3. How the Project Makes a Contribution to Energy Efficiency and Renewable Energy
- Eskom has been struggling to meet peak demand requirements on the grid. The options were to put in very expensive supply side options like the OCGT plants or sculpt the electricity profile using demand side management (DSM) techniques
- DSM techniques are generally quick to implement and cost substantially less to implement than new plant.
- These DSM techniques are not meant to permanently address the problem but it does buy time to address the problem on a more permanent basis.

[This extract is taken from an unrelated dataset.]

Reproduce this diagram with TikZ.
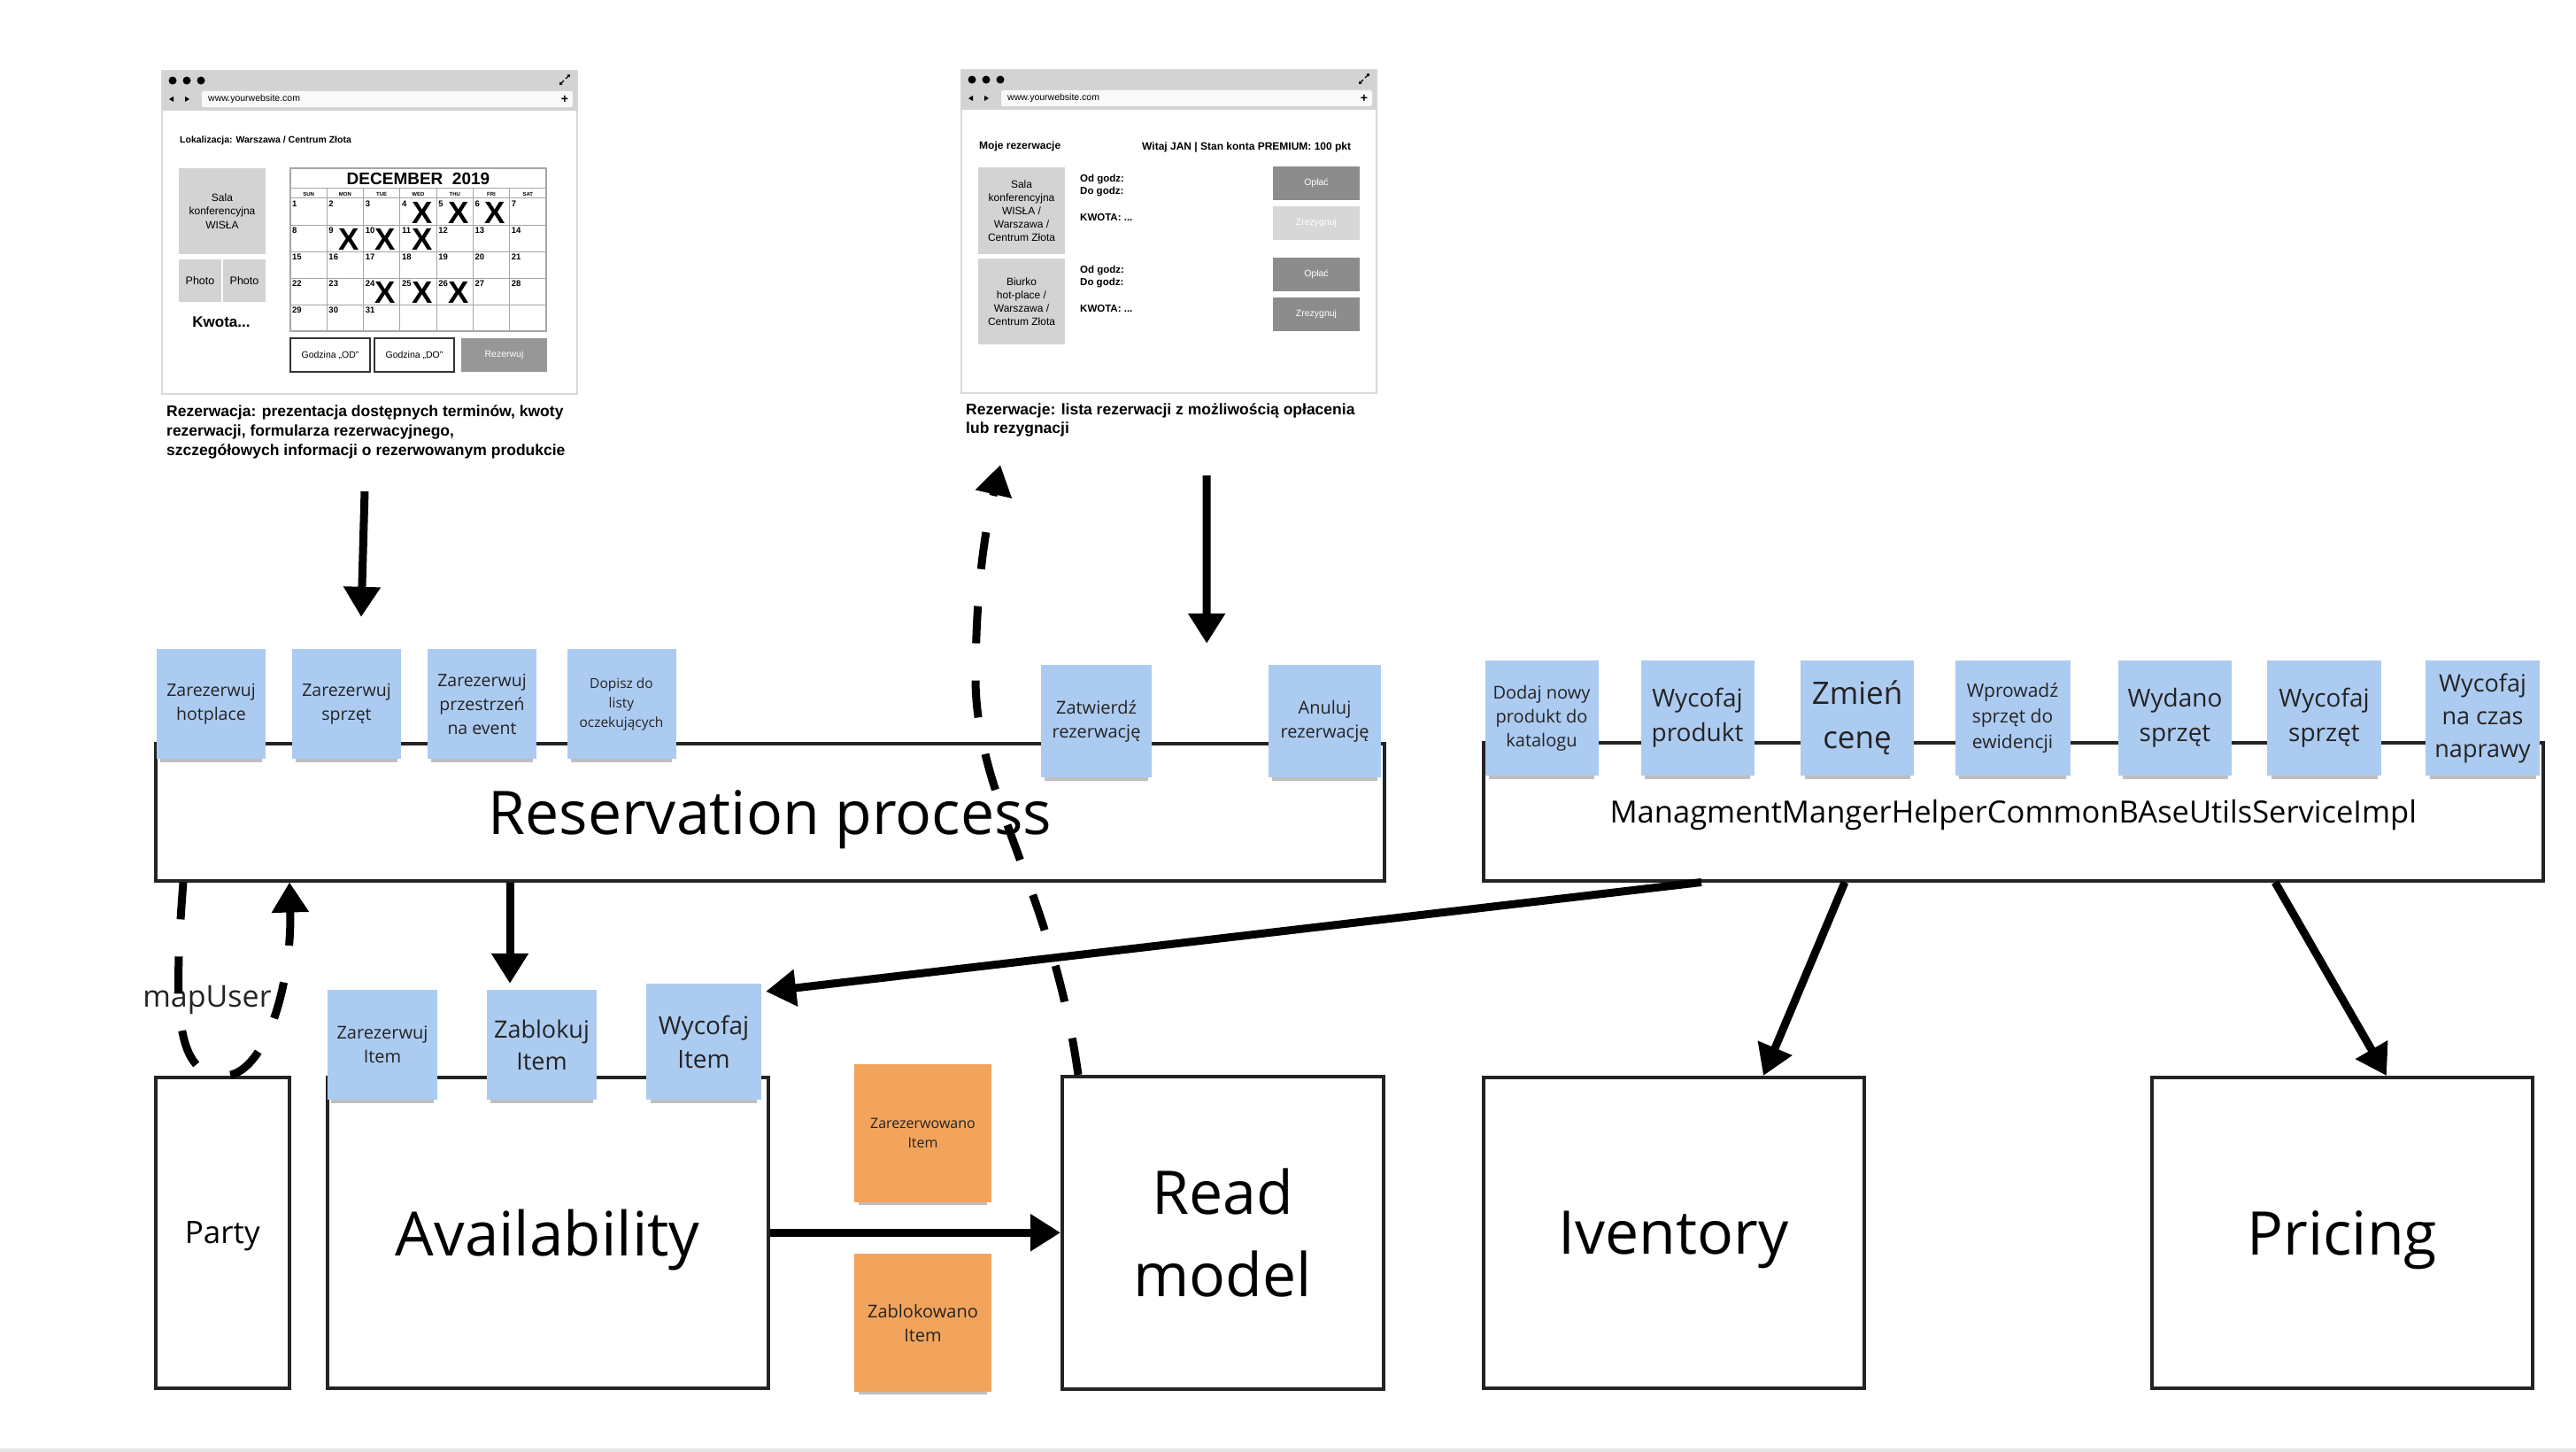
\documentclass[tikz,border=0pt]{standalone}
\usepackage{fontspec}
\setmainfont{Open Sans}
\newfontfamily\mockfont{Liberation Sans}
\usepackage{tikz}
\usetikzlibrary{arrows.meta, shadows}

\definecolor{stickyblue}{RGB}{172,203,241}
\definecolor{stickyorange}{RGB}{242,164,92}
\definecolor{mockgray}{RGB}{211,211,211}
\definecolor{btngray}{RGB}{140,140,140}
\definecolor{inkgray}{RGB}{36,36,36}

\newcommand{\fsz}[2]{\fontsize{#1}{#2}\selectfont}

\begin{document}
\begin{tikzpicture}[x=1pt, y=-1pt,
    box/.style={draw=inkgray, line width=3.5pt, inner sep=0pt, anchor=north west},
    sticky/.style={fill=stickyblue, text=inkgray, align=center, inner sep=0pt,
      drop shadow={shadow xshift=0pt, shadow yshift=-9pt, shadow scale=0.93, fill=black, opacity=0.25}},
    conn/.style={line width=9pt, -{Triangle[length=34pt, width=40pt]}},
    dconn/.style={conn, dash pattern=on 42pt off 42pt},
    mock/.style={font=\mockfont, text=black, align=center, inner sep=0pt},
    btn/.style={mock, minimum width=98pt, minimum height=38pt, text=white, font=\mockfont\fsz{10.5}{12}}]

    \fill[white] (0,0) rectangle (2910,1640);
    \useasboundingbox (0,0) rectangle (2910,1640);
    \fill[gray!20] (0,1636) rectangle (2910,1640);

    % browser windows
    \foreach \ox/\oy in {183/80, 1086/79} {
      \begin{scope}[shift={(\ox,\oy)}]
        \draw[gray!30, line width=1.2pt, fill=white] (0,0) rectangle (469,365);
        \fill[mockgray] (0,0) rectangle (469,45);
        \foreach \i in {0,1,2}
          \fill (12+16*\i,11) circle [radius=4.5];
        \fill[white!95!gray, rounded corners=2pt] (45,23) rectangle (464,41);
        \fill (8,32) -- (13,29) -- (13,35) -- cycle;
        \fill (31,32) -- (26,29) -- (26,35) -- cycle;
        \node[mock, font=\mockfont\fsz{10.5}{12}, anchor=west] (url\ox) at (52,32) {www.yourwebsite.com};
        \node[mock, font=\mockfont\bfseries\fsz{14}{14}] (plus\ox) at (455,32) {+};
        \draw[line width=1.3pt, -{Triangle[length=3pt,width=4pt]}] (456,9) -- (461,4);
        \draw[line width=1.3pt, -{Triangle[length=3pt,width=4pt]}] (454,11) -- (449,16);
      \end{scope}
    }

    % reservation page
    \begin{scope}[shift={(183,80)}]
      \node[mock, font=\mockfont\bfseries\fsz{10.5}{12}, anchor=west] (lok) at (20,79) {Lokalizacja: Warszawa / Centrum Złota};
      \node[mock, fill=mockgray, minimum width=98pt, minimum height=97pt, font=\mockfont\fsz{12}{15.5}] (sala) at (68,158.5) {Sala\\konferencyjna\\WISŁA};
      \node[mock, fill=mockgray, minimum width=48pt, minimum height=48pt, font=\mockfont\fsz{12.5}{14}] (photoA) at (43,237) {Photo};
      \node[mock, fill=mockgray, minimum width=48pt, minimum height=48pt, font=\mockfont\fsz{12.5}{14}] (photoB) at (93,237) {Photo};
      \node[mock, font=\mockfont\bfseries\fsz{17}{20}] (kwota) at (67,284) {Kwota...};
      % calendar
      \draw[gray!70, line width=1.2pt] (145,110) rectangle (434,294);
      \draw[gray!70, line width=1pt] (145,133) -- (434,133);
      \foreach \yy in {144,174,204,234,264}
        \draw[gray!70, line width=1pt] (145,\yy) -- (434,\yy);
      \foreach \i in {1,...,6}
        \draw[gray!70, line width=1pt] (145+\i*41.29,133) -- (145+\i*41.29,294);
      \node[mock, font=\mockfont\bfseries\fsz{19}{20}] (month) at (289.5,122) {DECEMBER\ \ 2019};
      \foreach \dn [count=\i from 0] in {SUN,MON,TUE,WED,THU,FRI,SAT}
        \node[mock, font=\mockfont\bfseries\fsz{6}{7}] (dn\i) at (165.6+\i*41.29,139) {\dn};
      \foreach \d in {1,...,31} {
        \pgfmathtruncatemacro\row{(\d-1)/7}
        \pgfmathtruncatemacro\col{\d-1-7*\row}
        \node[mock, font=\mockfont\bfseries\fsz{9.5}{10}, anchor=north west] (d\d) at (147+\col*41.29,147+\row*30) {\d};
      }
      \foreach \d in {4,5,6,9,10,11,24,25,26} {
        \pgfmathtruncatemacro\row{(\d-1)/7}
        \pgfmathtruncatemacro\col{\d-1-7*\row}
        \node[mock, font=\mockfont\bfseries\fsz{35}{35}] (x\d) at (170+\col*41.29,160+\row*30) {X};
      }
      \node[mock, draw=black!80, line width=1.2pt, minimum width=90pt, minimum height=38pt, font=\mockfont\fsz{10.5}{12}] (godzod) at (190,321) {Godzina „OD”};
      \node[mock, draw=black!80, line width=1.2pt, minimum width=90pt, minimum height=38pt, font=\mockfont\fsz{10.5}{12}] (godzdo) at (285,321) {Godzina „DO”};
      \node[btn, fill=btngray!90, minimum width=97pt] (rezbtn) at (386.5,321) {Rezerwuj};
    \end{scope}
    \node[mock, align=left, anchor=north west, font=\mockfont\bfseries\fsz{17.5}{22}] (capA) at (188,457)
      {Rezerwacja: prezentacja dostępnych terminów, kwoty\\rezerwacji, formularza rezerwacyjnego,\\szczegółowych informacji o rezerwowanym produkcie};

    % my reservations page
    \begin{scope}[shift={(1086,79)}]
      \node[mock, font=\mockfont\bfseries\fsz{12}{14}, anchor=west] (moje) at (20,86) {Moje rezerwacje};
      \node[mock, font=\mockfont\bfseries\fsz{12}{14}, anchor=west] (witaj) at (204,87) {Witaj JAN | Stan konta PREMIUM: 100 pkt};
      \node[mock, fill=mockgray, minimum width=98pt, minimum height=98pt, font=\mockfont\fsz{12}{15}] (salaB) at (68,159) {Sala\\konferencyjna\\WISŁA /\\Warszawa /\\Centrum Złota};
      \node[mock, fill=mockgray, minimum width=98pt, minimum height=97pt, font=\mockfont\fsz{12}{15}] (biurko) at (68,261.5) {Biurko\\hot-place /\\Warszawa /\\Centrum Złota};
      \foreach \yy/\k in {0/1, 103/2} {
        \node[mock, font=\mockfont\bfseries\fsz{11.5}{14}, anchor=west] (odgodz\k) at (134,124+\yy) {Od godz:};
        \node[mock, font=\mockfont\bfseries\fsz{11.5}{14}, anchor=west] (dogodz\k) at (134,138+\yy) {Do godz:};
        \node[mock, font=\mockfont\bfseries\fsz{11.5}{14}, anchor=west] (kwotaB\k) at (134,167+\yy) {KWOTA: ...};
      }
      \node[btn, fill=btngray] (oplacA) at (401,128) {Opłać};
      \node[btn, fill=mockgray!90] (zrezA) at (401,173) {Zrezygnuj};
      \node[btn, fill=btngray] (oplacB) at (401,230.5) {Opłać};
      \node[btn, fill=btngray] (zrezB) at (401,276) {Zrezygnuj};
    \end{scope}
    \node[mock, align=left, anchor=north west, font=\mockfont\bfseries\fsz{17.5}{21.5}] (capB) at (1091,455)
      {Rezerwacje: lista rezerwacji z możliwością opłacenia\\lub rezygnacji};

    % bounded contexts
    \node[box, minimum width=1388pt, minimum height=155pt, text depth=0pt, font=\fsz{68}{80}] (resproc) at (174,838) {Reservation process};
    \node[box, minimum width=1197pt, minimum height=156pt, text depth=0pt, font=\fsz{34.5}{40}] (mgmt) at (1674,837) {ManagmentMangerHelperCommonBAseUtilsServiceImpl};
    \node[box, minimum width=151pt, minimum height=351pt, text depth=0pt, font=\fsz{35}{40}] (party) at (174,1215) {Party};
    \node[box, minimum width=498pt, minimum height=351pt, text depth=0pt, font=\fsz{69}{80}] (avail) at (368,1215) {Availability};
    \node[box, minimum width=363pt, minimum height=353pt, align=center, font=\fsz{68}{93}] (readmodel) at (1198,1214) {Read\\model};
    \node[box, minimum width=430pt, minimum height=351pt, text depth=0pt, font=\fsz{68}{80}] (iventory) at (1674,1215) {Iventory};
    \node[box, minimum width=430pt, minimum height=351pt, text depth=0pt, font=\fsz{68}{80}] (pricing) at (2429,1215) {Pricing};

    % commands
    \node[sticky, minimum width=123pt, minimum height=124pt, font=\fsz{19.5}{27}] (hotplace) at (238.5,795) {Zarezerwuj\\hotplace};
    \node[sticky, minimum width=123pt, minimum height=124pt, font=\fsz{19.5}{27}] (sprzet) at (391.5,795) {Zarezerwuj\\sprzęt};
    \node[sticky, minimum width=123pt, minimum height=124pt, font=\fsz{19.5}{27}] (event) at (544.5,795) {Zarezerwuj\\przestrzeń\\na event};
    \node[sticky, minimum width=123pt, minimum height=124pt, font=\fsz{15.5}{22}] (waitlist) at (702,795) {Dopisz do\\listy\\oczekujących};
    \node[sticky, minimum width=125pt, minimum height=127pt, font=\fsz{20}{27}] (zatw) at (1238.5,814.5) {Zatwierdź\\rezerwację};
    \node[sticky, minimum width=127pt, minimum height=127pt, font=\fsz{20}{27}] (anuluj) at (1496.5,814.5) {Anuluj\\rezerwację};

    \node[sticky, minimum width=128pt, minimum height=130pt, font=\fsz{20}{27}] (addprod) at (1741.5,811) {Dodaj nowy\\produkt do\\katalogu};
    \node[sticky, minimum width=128pt, minimum height=130pt, font=\fsz{28}{39}] (wycprod) at (1917.5,811) {Wycofaj\\produkt};
    \node[sticky, minimum width=128pt, minimum height=130pt, font=\fsz{35}{50}] (cena) at (2098,811) {Zmień\\cenę};
    \node[sticky, minimum width=130pt, minimum height=130pt, font=\fsz{21}{29}] (ewid) at (2273.5,811) {Wprowadź\\sprzęt do\\ewidencji};
    \node[sticky, minimum width=128pt, minimum height=130pt, font=\fsz{28}{39}] (wydano) at (2457,811) {Wydano\\sprzęt};
    \node[sticky, minimum width=129pt, minimum height=130pt, font=\fsz{28}{39}] (wycsprz) at (2625.5,811) {Wycofaj\\sprzęt};
    \node[sticky, minimum width=129pt, minimum height=130pt, font=\fsz{27}{37}] (naprawa) at (2804.5,811) {Wycofaj\\na czas\\naprawy};

    \node[sticky, minimum width=124pt, minimum height=124pt, font=\fsz{20}{27}] (rezitem) at (432,1180) {Zarezerwuj\\Item};
    \node[sticky, minimum width=124pt, minimum height=124pt, font=\fsz{27}{36}] (blokitem) at (612,1180) {Zablokuj\\Item};
    \node[sticky, minimum width=130pt, minimum height=131pt, font=\fsz{28}{38}] (wycitem) at (795,1176.5) {Wycofaj\\Item};

    % events
    \node[sticky, fill=stickyorange, minimum width=155pt, minimum height=156pt, font=\fsz{16}{22}] (rezevt) at (1042.5,1280) {Zarezerwowano\\Item};
    \node[sticky, fill=stickyorange, minimum width=155pt, minimum height=156pt, font=\fsz{20}{27}] (blokevt) at (1042.5,1494) {Zablokowano\\Item};

    \node[font=\fsz{34}{40}, text=inkgray, inner sep=0pt] (mapuser) at (234,1129) {mapUser};

    % flows
    \coordinate (calout) at (412,555);
    \coordinate (listout) at (1363,537);
    \coordinate (listin) at (1130,525);

    \draw[conn] (calout) -- ([xshift=16.5pt, yshift=36pt]sprzet.north);
    \draw[conn] (listout) -- ([xshift=62pt, yshift=24pt]zatw.north east);
    \draw[dconn] ([xshift=20pt]readmodel.north west) .. controls (1188,1000) and (1100,900) .. (1102,760)
      .. controls (1103,650) and (1115,590) .. (listin);
    \draw[conn] ([xshift=402pt]resproc.south west) -- ([xshift=-36pt, yshift=7pt]blokitem.north);
    \draw[dconn] ([xshift=33pt]resproc.south west) .. controls (195,1150) and (200,1215) .. ([xshift=79pt]party.north west)
      .. controls (300,1215) and (330,1110) .. ([xshift=153pt]resproc.south west);
    \draw[conn] ([xshift=248pt]mgmt.south west) -- ([xshift=5pt, yshift=-9pt]wycitem.north east);
    \draw[conn] (avail.east) -- (readmodel.west);
    \draw[conn] ([xshift=410pt]mgmt.south west) -- ([xshift=318pt]iventory.north west);
    \draw[conn] ([xshift=896pt]mgmt.south west) -- ([xshift=267pt]pricing.north west);
\end{tikzpicture}
\end{document}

4. List of the Past and Future Actions, deliverables and Milestones of this Project
|Execution Date||Description of Works / Role in the Action||Location||No of Lamps||No of Households Visited||Peak Demand Reduction – MW|
|2004||Professional Services – Mass Rollout of Energy Efficient CFLs||National Pilot||3 000 000,00||500 000,00||105,00|
|2005||Project Management Services – Mass Rollout of Energy Efficient Lamps||Kwa Zulu Natal Rollout||4 224 100,00||528 012,50||147,84|
|2006||Turnkey Rollout – CFL Lamps in Western Cape||Western Cape||5 229 086,00||653 635,75||183,02|
|2006||Project Management Services – Mass Rollout of Energy Efficient Lamps||National Rollout||2 500 000,00||312 500,00||87,50|
|2007||Project Management Services – Mass Rollout of Energy Efficient Lamps||National Rollout||8 000 000,00||1 000 000,00||280,00|
|2008||Project Management Services – Mass Rollout of Energy Efficient Lamps||National Rollout||14 200 000,00||1 775 000,00||497,00|
|2009||Project Management Services – Mass Rollout of Energy Efficient Lamps||National Rollout||8 000 000,00||1 000 000,00||280,00|
|2010||Turnkey Rolllout – CFL Lamps in Gauteng||Gauteng||1 100 000,00||137 500,00||38,50|
|TOTAL||45 153 186,00||5 906 648,25||1 618,86|
5. Karebo Summary
In 2004, Eskom needed a framework to be able to rollout CFLs to reduce peak demand in an efficient and uniform way. The requirement for uniformity was to reduce the costs of measurement and verification. All of these boxes were ticked and this framework allowed Eskom to derive a massive benefit for a relatively low cost. This strategy seems to be in favour again – it was ditched in the dark days of state capture in favour of running the OCGTs as much as possible – at Eskom now that the focus is back on managing the grid in an effective manner.
PROJECT IN ONE SENTENCE
An efficient and effective way to do a mass rollout of CFLs.